Ganapathy performs with the MVHS Raas team at Spotlite showcase.//Used with permission from Shreya Ganapathy

“I was really stressed in sophomore and junior year, [but] I would realize that when I would go to [dance] practices, I would feel really good about myself,” Ganapathy said. “[I would] feel confident about myself because I was able to get the specific steps faster than other girls on the team so that just made me feel really good. For me, I feel like [dance] is my way of feeling capable. It makes me feel hopeful and more determined.”

Ganapathy sees dance as a way to remind herself of her successes, which she often overlooks. After receiving a bad test score one day, Ganapathy recalls being upset about it the whole day before practice, but within a few minutes, she was able to forget about the grade and was more prideful of her resilience and focus throughout the practice.
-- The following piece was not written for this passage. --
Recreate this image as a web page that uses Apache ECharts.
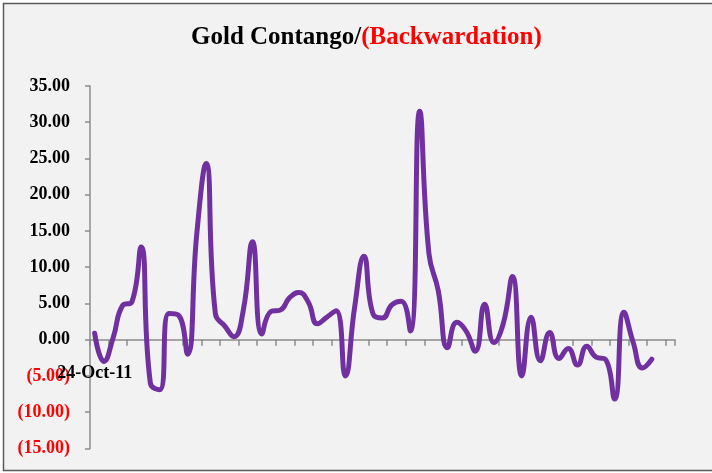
<!DOCTYPE html>
<html>
<head>
<meta charset="utf-8">
<script src="https://cdn.jsdelivr.net/npm/echarts@6/dist/echarts.min.js"></script>
<style>
html,body{margin:0;padding:0;background:#ffffff;}
#c{width:712px;height:473px;}
</style>
</head>
<body>
<div id="c"></div>
<script>
var categories = [
 '24-Oct-11','31-Oct-11','7-Nov-11','14-Nov-11','21-Nov-11','28-Nov-11','5-Dec-11','12-Dec-11','19-Dec-11','26-Dec-11',
 '2-Jan-12','9-Jan-12','16-Jan-12','23-Jan-12','30-Jan-12','6-Feb-12','13-Feb-12','20-Feb-12','27-Feb-12',
 '5-Mar-12','12-Mar-12','19-Mar-12','26-Mar-12','2-Apr-12','9-Apr-12','16-Apr-12','23-Apr-12','30-Apr-12',
 '7-May-12','14-May-12','21-May-12','28-May-12','4-Jun-12','11-Jun-12','18-Jun-12','25-Jun-12',
 '2-Jul-12','9-Jul-12','16-Jul-12','23-Jul-12','30-Jul-12','6-Aug-12','13-Aug-12','20-Aug-12','27-Aug-12',
 '3-Sep-12','10-Sep-12','17-Sep-12','24-Sep-12','1-Oct-12','8-Oct-12','15-Oct-12','22-Oct-12','29-Oct-12',
 '5-Nov-12','12-Nov-12','19-Nov-12','26-Nov-12','3-Dec-12','10-Dec-12','17-Dec-12','24-Dec-12','31-Dec-12'
];
var contango = [
 0.9, -3.0, 0.3, 4.7, 5.2, 12.8, -6.0, -6.9, 3.6, 3.4,
 -2.0, 14.6, 24.3, 3.6, 1.9, 0.4, 4.0, 13.5, 0.8, 3.9,
 4.1, 5.8, 6.5, 5.2, 2.2, 3.1, 4.0, -5.0, 4.5, 11.5,
 3.5, 3.0, 4.8, 5.3, 1.2, 31.5, 11.9, 6.8, -1.1, 2.4,
 1.2, -1.6, 4.9, -0.4, 2.2, 8.7, -5.0, 3.1, -2.9, 1.0,
 -2.6, -1.2, -3.5, -0.9, -2.4, -2.7, -8.2, 3.8, -0.4, -3.9,
 -2.7
];
var yMin = -15, yMax = 35, yStep = 5;

var FONT = '"Liberation Serif", "DejaVu Serif", serif';
var chart = echarts.init(document.getElementById('c'), null, {renderer: 'canvas'});
var frame = {
  type: 'rect', id: 'frame', z: -10, silent: true,
  shape: {x: 3.5, y: 3.5, width: 720, height: 467},
  style: {fill: '#f2f2f2', stroke: '#5a5a5a', lineWidth: 1.5}
};
chart.setOption({
  backgroundColor: '#ffffff',
  animation: false,
  graphic: [frame],
  title: {
    left: 186, top: 20,
    text: '{a|Gold Contango/}{b|(Backwardation)}',
    textStyle: {
      rich: {
        a: {fontFamily: FONT, fontWeight: 'bold', fontSize: 25, color: '#000000'},
        b: {fontFamily: FONT, fontWeight: 'bold', fontSize: 25, color: '#ff0000'}
      }
    }
  },
  grid: {left: 90, right: 37, top: 86, bottom: 24.6, containLabel: false, outerBoundsMode: 'none'},
  xAxis: {
    type: 'category',
    data: categories,
    boundaryGap: true,
    axisLine: {show: true, onZero: true, lineStyle: {color: '#8c8c8c', width: 1.5}},
    axisTick: {show: true, interval: 1, length: 6, lineStyle: {color: '#8c8c8c', width: 1.5}},
    axisLabel: {show: false},
    splitLine: {show: false}
  },
  yAxis: {
    type: 'value',
    min: yMin, max: yMax, interval: yStep,
    axisLine: {show: true, lineStyle: {color: '#8c8c8c', width: 1.5}},
    axisTick: {show: true, length: 5, lineStyle: {color: '#8c8c8c', width: 1.5}},
    splitLine: {show: false},
    axisLabel: {
      margin: 20,
      formatter: function (v) {
        if (v < 0) return '{n|(' + Math.abs(v).toFixed(2) + ')}';
        return '{p|' + v.toFixed(2) + '}';
      },
      rich: {
        p: {fontFamily: FONT, fontWeight: 'bold', fontSize: 18, color: '#000000'},
        n: {fontFamily: FONT, fontWeight: 'bold', fontSize: 18, color: '#ff0000'}
      }
    }
  },
  series: [{
    type: 'line',
    data: contango,
    smooth: 0.5,
    showSymbol: false,
    z: 3,
    lineStyle: {color: '#7030a0', width: 5, cap: 'round', join: 'round'},
    itemStyle: {color: '#7030a0'}
  }]
});
// first category label, placed under the zero line at the first category through the axis scale
var p = chart.convertToPixel({xAxisIndex: 0, yAxisIndex: 0}, [0, 0]);
chart.setOption({
  graphic: [frame, {
    type: 'text', id: 'xlab', z: 5, silent: true,
    x: p[0], y: p[1] + 25,
    style: {
      text: categories[0], fill: '#000000',
      font: 'bold 18px ' + FONT,
      align: 'center', verticalAlign: 'top'
    }
  }]
});
</script>
</body>
</html>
“[Dance] was a stress reliever and it was a distraction from all the work I had to do,” Ganapthy said. “[It provided me] an environment where I didn’t feel like I was failing, or I was going to fail. I always [feel] that when [I am] in school, so it’s a break from it. I want to be able to not worry about little things [like tests].” 

De Anza College athletic trainer Christiana Kaleialii recalls her own experiences with a community playing rugby for her college, Fresno State. Kaleialii explains that while she does sometimes face mental drawbacks like the fear of failure when playing her sport, there are still many benefits to playing sports. 

One of these is the release of dopamine due to physical activity, which according to Healthline, plays a large role in mood regulation and overall positive mindsets. Another benefit of playing sports that she emphasizes is that it can strengthen distressed athletes’ identities. While Kaleialli believes in the power of sports, she stresses that it’s more important for people to participate in any type of activity that can alleviate their stress instead of worsening it. For Kaleialli, some of her best friends are the people she met in rugby who she still keeps in touch with and confides in when she is stressed.

“The positives of being in a sport is being in a community and feeling a part of something, and that’s one of the biggest contributors to positive mental health — it’s giving [athletes] a purpose,” Kaleialli said. “[Sports] give you a better network of people to talk to. Participating in a sport is going to be better for you in the long run. It gives you friends that you’ll have forever.”